Drawing their influence primarily from the output of the music industry, while also incorporating radio and television samples, Negativland developed an approach they called "culture jamming." Since then, critics have adopted the term not only to describe the work of Negativland, but in reference to the work of other media artists and activists as well. The first example of Negativland's mix-and-match noise/idea sculptures on compact disc arrived in 1983 with A Big 10-8 Place. In 1984, Negativland released the first volume of the Over the Edge compilations, edited versions of the foursome's radio show comprising looped noise, pranks, puns, tape manipulation, evidence of copyright infringement, and other media mischief.

Much of Negativland's output thereafter would similarly result in comic sequences and sketches rather than "music" per se. Nevertheless, they soon amassed a sizable following among the rock counterculture. Pockets within the mainstream, too, took notice. Pop star Marky Mark, also known as actor Mark Wahlberg, even used a sample from Escape from Noise, Negativland's next album, on his debut. Released in 1987, Escape from Noise featured "Christianity Is Stupid," the song central to a prank that gave Negativland their first instance of widespread attention. After reading a news story about a teenager who murdered his parents with an axe, the group issued a phony press release stating that Negativland's song had instigated the killing. The press took the statement seriously, causing the story to escalate out of control.

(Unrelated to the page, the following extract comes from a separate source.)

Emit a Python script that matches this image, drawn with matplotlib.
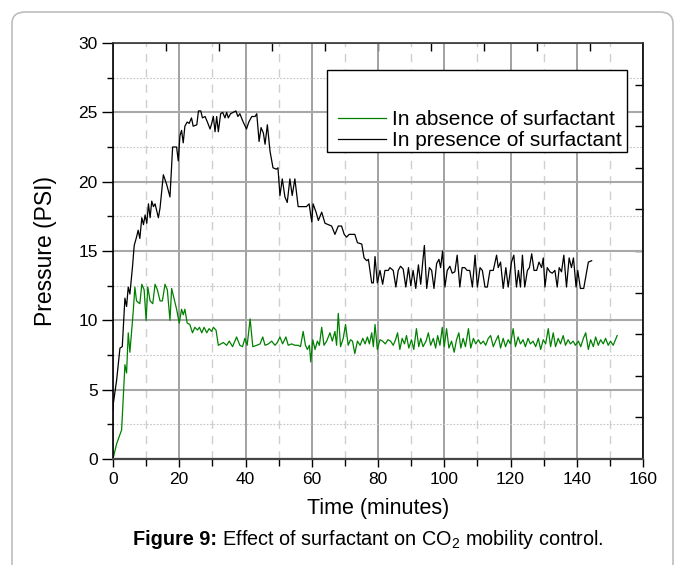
import matplotlib
matplotlib.use("Agg")
import matplotlib.pyplot as plt
from matplotlib.patches import FancyBboxPatch, Rectangle
import numpy as np

# ---------------- data ----------------
time_presence = [0.0, 0.1, 1.1, 2.1, 2.8, 3.6, 4.1, 4.6, 5.1, 5.9, 6.4, 7.1, 7.6, 8.1, 8.7, 9.2,
                 9.7, 10.2, 10.7, 11.2, 11.7, 12.2, 12.7, 13.7, 14.2, 15.2, 16.2, 17.2, 18.0,
                 19.2, 19.7, 20.2, 20.7, 21.2, 21.7, 22.4, 23.0, 23.7, 24.2, 25.3, 25.8, 26.5,
                 27.0, 27.8, 28.5, 29.3, 29.8, 30.3, 30.8, 31.3, 31.8, 32.5, 33.1, 33.8, 34.3,
                 34.8, 35.5, 36.3, 37.1, 37.7, 38.3, 39.3, 40.3, 41.0, 41.9, 42.9, 43.4, 44.1,
                 44.7, 45.4, 45.9, 46.6, 47.4, 48.3, 49.3, 49.8, 50.4, 51.1, 51.9, 52.6, 53.4,
                 54.1, 54.9, 55.9, 58.4, 59.2, 60.0, 60.4, 61.3, 62.0, 63.0, 64.0, 66.0, 67.0,
                 68.0, 69.0, 69.8, 70.5, 71.3, 73.0, 73.8, 75.1, 75.8, 76.6, 77.1, 78.1, 78.6,
                 79.1, 79.8, 80.6, 81.4, 82.1, 83.1, 83.6, 84.6, 85.4, 86.1, 86.8, 87.6, 88.4,
                 89.2, 89.9, 90.6, 91.4, 92.2, 92.9, 93.5, 94.0, 94.7, 95.5, 96.2, 96.9, 97.7,
                 98.4, 98.9, 99.5, 100.2, 100.9, 101.7, 102.4, 103.2, 103.9, 104.7, 105.4, 106.2,
                 106.9, 107.7, 108.5, 109.3, 110.0, 110.8, 111.5, 112.3, 113.0, 113.8, 114.8,
                 115.8, 116.3, 117.0, 117.8, 118.6, 119.3, 120.3, 121.0, 121.8, 122.4, 123.0,
                 123.6, 124.3, 125.1, 125.7, 126.4, 127.1, 127.9, 128.6, 129.4, 129.9, 130.4,
                 131.1, 131.9, 132.6, 133.4, 134.1, 134.7, 135.4, 136.1, 136.9, 137.7, 138.4,
                 139.0, 139.8, 140.3, 141.1, 142.1, 143.5, 144.5]
pressure_presence = [3.5, 4.0, 5.7, 8.0, 8.1, 11.6, 11.0, 12.4, 11.9, 13.9, 15.4, 16.0, 16.5, 15.9,
                     17.4, 16.9, 17.6, 17.0, 18.4, 17.4, 18.6, 18.2, 18.4, 17.4, 18.1, 20.5, 19.8,
                     18.9, 22.5, 22.5, 21.5, 23.3, 23.7, 22.8, 24.0, 24.3, 24.2, 24.6, 24.0, 24.1,
                     25.1, 25.1, 24.6, 24.7, 24.3, 23.8, 24.2, 24.7, 23.6, 24.7, 23.6, 24.9, 25.0,
                     24.6, 25.0, 24.6, 24.9, 25.0, 25.1, 24.7, 24.9, 24.3, 23.8, 24.3, 24.7, 24.7,
                     24.9, 22.9, 23.9, 23.5, 22.7, 24.1, 22.2, 21.0, 20.9, 21.0, 19.0, 20.2, 18.9,
                     18.5, 20.2, 19.0, 20.2, 18.2, 18.2, 18.4, 17.1, 18.4, 17.8, 17.2, 17.8, 17.0,
                     16.8, 16.2, 16.8, 16.8, 16.2, 16.0, 16.2, 16.2, 15.6, 15.5, 14.5, 14.3, 14.4,
                     12.7, 12.7, 14.6, 12.7, 13.6, 12.6, 13.6, 13.6, 13.8, 13.6, 12.4, 13.6, 13.9,
                     13.7, 12.4, 13.8, 12.5, 13.6, 12.3, 14.0, 12.6, 14.2, 15.4, 12.3, 13.8, 13.6,
                     12.3, 14.1, 14.4, 13.8, 15.0, 12.4, 13.6, 13.9, 13.4, 13.5, 14.7, 12.4, 13.8,
                     13.8, 13.6, 13.6, 12.4, 14.7, 12.4, 13.8, 13.6, 12.4, 12.4, 13.6, 13.6, 14.7,
                     13.8, 14.2, 12.3, 13.8, 12.4, 14.2, 14.7, 12.4, 13.6, 12.4, 14.7, 12.4, 13.6,
                     13.8, 14.8, 13.6, 13.6, 14.2, 13.8, 14.5, 12.4, 13.8, 13.5, 13.4, 13.6, 12.4,
                     13.8, 13.5, 14.7, 12.4, 14.5, 13.8, 14.5, 12.4, 13.6, 12.3, 12.3, 14.2, 14.3]

time_absence = [0.0, 1.1, 2.6, 3.6, 4.1, 4.6, 5.1, 6.1, 6.6, 7.1, 8.1, 8.7, 9.4, 10.0, 10.5, 11.2,
                12.0, 12.7, 13.4, 14.2, 14.9, 15.7, 16.4, 17.2, 17.7, 18.4, 19.2, 20.0, 20.7,
                21.2, 21.7, 22.4, 23.2, 24.0, 24.7, 25.5, 26.1, 26.8, 27.5, 28.3, 29.0, 29.8,
                30.3, 31.1, 31.8, 33.3, 34.3, 35.1, 36.1, 37.3, 38.3, 39.1, 39.8, 40.5, 41.4,
                42.2, 43.4, 44.4, 45.2, 45.9, 46.9, 47.9, 48.9, 49.6, 50.4, 51.2, 52.2, 52.9,
                53.9, 54.9, 55.9, 56.6, 57.4, 58.1, 58.7, 59.3, 59.7, 60.3, 61.0, 61.7, 62.3,
                63.0, 63.7, 64.5, 65.5, 66.2, 67.0, 67.5, 68.0, 68.7, 69.5, 70.2, 71.0, 71.7,
                72.3, 73.0, 73.8, 74.6, 75.4, 76.1, 76.8, 77.4, 78.1, 78.6, 79.1, 79.8, 80.6,
                81.4, 82.2, 83.0, 83.8, 84.6, 85.3, 85.9, 86.6, 87.3, 88.0, 88.6, 89.3, 90.1,
                90.8, 91.6, 92.3, 92.9, 93.6, 94.5, 95.2, 95.9, 96.7, 97.4, 98.0, 98.7, 99.4,
                100.0, 100.7, 101.4, 102.2, 103.0, 103.7, 104.4, 105.0, 105.7, 106.4, 107.3,
                108.0, 108.8, 109.5, 110.3, 111.0, 111.8, 112.5, 113.3, 114.0, 114.8, 115.5,
                116.3, 117.0, 117.8, 118.5, 119.3, 120.0, 120.8, 121.5, 122.3, 123.0, 123.8,
                124.5, 125.3, 126.0, 126.8, 127.6, 128.4, 129.1, 129.9, 130.6, 131.4, 132.1,
                132.9, 133.6, 134.4, 135.1, 135.9, 136.6, 137.4, 138.1, 138.9, 139.6, 140.5,
                141.2, 142.0, 142.7, 143.5, 144.2, 145.0, 145.7, 146.5, 147.2, 148.0, 148.7,
                149.5, 150.2, 151.0, 152.2]
pressure_absence = [0.0, 1.1, 2.1, 6.8, 6.2, 9.1, 7.7, 10.6, 12.4, 11.4, 11.2, 12.6, 12.2, 10.0,
                    12.4, 11.4, 11.2, 12.6, 12.2, 11.4, 11.4, 12.6, 12.2, 10.0, 12.3, 11.6, 10.8,
                    9.8, 10.8, 10.4, 10.8, 9.8, 9.7, 9.1, 9.5, 9.3, 9.5, 9.1, 9.5, 9.1, 9.4, 9.2,
                    9.5, 9.3, 8.2, 8.4, 8.2, 8.5, 8.1, 8.8, 8.2, 8.1, 8.7, 8.2, 10.1, 8.1, 8.2,
                    8.3, 8.8, 8.2, 8.3, 8.5, 8.2, 8.4, 8.8, 8.3, 8.8, 8.2, 8.3, 8.2, 8.2, 8.1,
                    9.2, 8.2, 7.9, 8.2, 7.0, 8.6, 7.9, 8.5, 8.2, 9.5, 8.2, 8.5, 9.1, 8.5, 9.2,
                    8.2, 10.5, 8.1, 8.7, 9.7, 8.2, 8.6, 8.5, 7.6, 8.5, 8.2, 8.7, 8.3, 8.8, 8.3,
                    9.1, 8.1, 9.7, 7.9, 8.6, 8.5, 8.3, 8.6, 8.5, 8.2, 8.6, 9.1, 7.9, 8.7, 8.3,
                    8.9, 8.0, 8.6, 7.9, 9.4, 8.1, 8.7, 8.1, 8.5, 9.1, 8.2, 8.7, 8.0, 8.9, 8.2,
                    9.5, 8.1, 9.4, 8.0, 8.5, 7.7, 8.6, 9.1, 8.0, 8.7, 8.1, 9.4, 8.0, 8.7, 8.3,
                    8.6, 8.3, 8.5, 8.2, 8.7, 8.9, 8.1, 8.5, 8.9, 8.0, 8.7, 8.1, 8.6, 8.3, 9.4,
                    8.1, 8.8, 8.3, 8.6, 8.1, 8.7, 8.3, 8.5, 8.1, 8.7, 7.9, 8.6, 8.3, 9.4, 8.1,
                    9.1, 8.1, 8.7, 8.3, 8.9, 8.2, 8.6, 8.3, 8.5, 8.2, 8.5, 8.1, 8.7, 9.1, 7.9,
                    8.6, 8.1, 8.8, 8.2, 8.6, 8.3, 8.7, 8.2, 8.5, 8.2, 8.9]

label_absence = "In absence of surfactant"
label_presence = "In presence of surfactant"
x_label = "Time (minutes)"
y_label = "Pressure (PSI)"
caption_bold = "Figure 9:"
caption_rest = " Effect of surfactant on CO$_2$ mobility control."
x_major = [0, 20, 40, 60, 80, 100, 120, 140, 160]
y_major = [0, 5, 10, 15, 20, 25, 30]

# ---------------- figure ----------------
W, H, DPI = 685, 565, 100
plt.rcParams['font.family'] = ['Liberation Sans', 'DejaVu Sans']
plt.rcParams['mathtext.fontset'] = 'custom'
plt.rcParams['mathtext.rm'] = 'Liberation Sans'
plt.rcParams['mathtext.bf'] = 'Liberation Sans:bold'

fig = plt.figure(figsize=(W / DPI, H / DPI), dpi=DPI)
fig.patch.set_facecolor('white')

# outer rounded frame
frame = FancyBboxPatch((12 / W, -0.05), (673 - 12) / W, (565 - 12) / H + 0.05,
                       boxstyle="round,pad=0,rounding_size=0.02",
                       transform=fig.transFigure, facecolor='none',
                       edgecolor='#bdbdbd', linewidth=1.2, clip_on=False)
fig.patches.append(frame)

L, R, T, B = 113, 643, 43, 459
ax = fig.add_axes([L / W, (H - B) / H, (R - L) / W, (B - T) / H])
ax.set_xlim(0, 160)
ax.set_ylim(0, 30)

# grid
ax.set_xticks(x_major)
ax.set_yticks(y_major)
ax.set_xticks(np.arange(10, 160, 20), minor=True)
ax.set_yticks(np.arange(2.5, 30, 5), minor=True)
ax.grid(which='major', axis='x', color='#9a9a9a', linewidth=1.3, linestyle='-')
ax.grid(which='major', axis='y', color='#a8a8a8', linewidth=1.5, linestyle='-')
ax.grid(which='minor', axis='x', color='#cfcfcf', linewidth=1.0, linestyle=(0, (6, 5)))
ax.grid(which='minor', axis='y', color='#c4c4c4', linewidth=0.8, linestyle=(0, (1.5, 1.5)))
ax.set_axisbelow(True)

ax.plot(time_absence, pressure_absence, color='#008000', linewidth=0.9, label=label_absence)
ax.plot(time_presence, pressure_presence, color='#000000', linewidth=0.9, label=label_presence)

# spines
for s in ['left', 'right']:
    ax.spines[s].set_color('black')
    ax.spines[s].set_linewidth(1.2)
ax.spines['top'].set_color('#333333')
ax.spines['top'].set_linewidth(1.2)
ax.spines['bottom'].set_color('#444444')
ax.spines['bottom'].set_linewidth(1.6)

ax.tick_params(axis='y', which='major', direction='out', length=8, width=1, labelsize=12.5, pad=3)
ax.tick_params(axis='y', which='minor', direction='out', length=4, width=1)
ax.tick_params(axis='x', which='major', direction='out', length=6, width=1, labelsize=12.5, pad=3)
ax.tick_params(axis='x', which='minor', direction='out', length=5, width=1)

# top & right inward ticks
top = ax.secondary_xaxis('top')
top.set_xticks(np.arange(16, 160, 16))
top.tick_params(direction='in', length=6, width=1, labeltop=False)
top.set_xticklabels([])
top.spines['top'].set_visible(False)
right = ax.secondary_yaxis('right')
right.set_yticks(np.arange(3, 30, 3))
right.tick_params(direction='in', length=6, width=1, labelright=False)
right.set_yticklabels([])
right.spines['right'].set_visible(False)

ax.set_xlabel(x_label, fontsize=15.5, labelpad=8)
ax.set_ylabel(y_label, fontsize=16.5, labelpad=15)

# legend box
bx0, by0, bx1, by1 = 327, 70, 627, 152
ax.add_patch(Rectangle(((bx0 - L) / (R - L), (B - by1) / (B - T)),
                       (bx1 - bx0) / (R - L), (by1 - by0) / (B - T),
                       transform=ax.transAxes, facecolor='white', edgecolor='black',
                       linewidth=1.0, zorder=5))
leg_fs = 15.0
fpx = leg_fs * DPI / 72.0
leg = ax.legend(loc='lower left',
                bbox_to_anchor=((338 - L) / (R - L), (B - 150) / (B - T)),
                frameon=False, prop={'family': ['Liberation Sans'], 'size': leg_fs},
                handlelength=48 / fpx, handletextpad=6 / fpx,
                labelspacing=0.1, borderpad=0, borderaxespad=0)
leg.set_zorder(6)

# caption: bold label followed by regular text, sharing one baseline
cap_fs = 14.3
cap_y = 1 - 545 / H
cap = fig.text(133 / W, cap_y, caption_bold, fontsize=cap_fs, fontweight='bold',
               ha='left', va='baseline')
fig.canvas.draw()
bb = cap.get_window_extent(renderer=fig.canvas.get_renderer())
fig.text(bb.x1 / (W), cap_y, caption_rest, fontsize=cap_fs, ha='left', va='baseline')

fig.savefig('out.png', dpi=DPI, facecolor='white')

However, a news furor was just what Negativland wanted. For their next album, 1989's Helter Stupid, a funny yet troubling commentary about the state of the media, the group widely sampled takes from the frenzy. In 1991, following the release of the EP U2, Negativland again found themselves at the center of media attention. Containing parodic versions of the U2 song "I Still Haven't Found What I'm Looking For" and outtakes from Casey Kasem's American Top 40 radio show, the record angered both Kasem and U2's label, Island Records. Consequently, U2 and their label and music publisher, as well as Kasem, sued Negativland for copyright and trademark infringement, leading to the near collapse of SST Records.

Throughout the ordeal, Negativland garnered a groundswell of public sympathy, and articles in support of the group ran in Rolling Stone, Wired, and Creem, among others. Many rock fans chastised U2 for their passive role in attacking artistic expression, criticisms that peaked with U2's Zooropa tour, for which they used cut and paste exercises similar to the previous work of Negativland. At one point, fair-use fans took to wearing "Kill Bono" T-shirts. Negativland later documented the incident by publishing a 270-page book in 1995 called Fair Use: The Story of the Letter U and the Numeral 2, compiling legal documents, press releases, correspondence, and articles relating to the legal battle between Negativland and Island, SST, Kasem, and other parties. Packaged with a CD that deliberately used samples drawn from several high-profile musicians, the book was an expanded version of Negativland's CD/magazine package The Letter U and the Numeral 2, which was released in 1992.

However, the encounter did little to curb Negativland's appetite for exercising their freedom of expression and fighting for fair use. According to the band, copyright laws should distinguish incidents of bootlegging or piracy from collage. Since the U2 ordeal, the group continued to release material from their Over the Edge show, trample over the existing copyright laws, and expose media hypocrisy. In 1997, Negativland released a full-length ode to a soft drink entitled Dispepsi, hoping to enlighten listeners about how advertising intrudes on their lives.

"What we're talking about is the presence of advertising in our brains and in our lives," Hosler told McKissack. "What's happening to our public lives? You can get away from some advertising by not watching television. Fine. But what about when you're walking down the street? And I ask, 'What gives you the right to enter my head?'" But in an ironic twist, the album actually helped rather than hurt the corporate cola giant. Apparently, the band began hearing reports that some people, after seeing a Pepsi can, began to say to friends, "Hey, have you heard the new Negativland CD?" In response to such reports, Hosler gleefully replied, "That is so cool."

In addition to releasing 18 CDs, including the EPs Happy Heroes in 1998 and The ABCs of Anarchy in 1999, a collaboration with British pop stars Chumbawamba, Negativland were the subjects of the 1995 feature film Sonic Outlaws by Craig Baldwin and composed the soundtrack for a 1997 documentary about advertising entitled The Ad and the Ego. In the spring of 2000, the group embarked on their first tour in seven years, the epic True/False 2000 Tour, complete with advertising and instructional films, slides, tape collages, and some "straight" songs. Not conceived to promote any particular release, most of the show's material had never been heard before. Negativland released a new book/CD project, Death Sentences of the Polished and Structurally Weak, later that year.

by Laura Hightower

Negativland's Career

Formed in 1979 near San Francisco in Berkeley, CA; began hosting and producing the ongoing program Over the Edge, a weekly, three-hour long live radio show featuring a chaotic mix of skits, music, phone-ins, and sampling, 1981; coined the term "culture jamming," 1984; released Escape from Noise, 1987; released Helter Stupid, a funny yet troubling commentary about the state of the media; released U2 EP, 1991; published book/CD called Fair Use: The Story of the Letter U and the Numeral 2, compiling legal documents, press releases, correspondence, and articles relating to the legal battle between over the U2 EP, 1995; released Dispepsi, 1997; embarked on True/False 2000 Tour, released book/CD project Death Sentences of the Polished and Structurally Weak, 2000.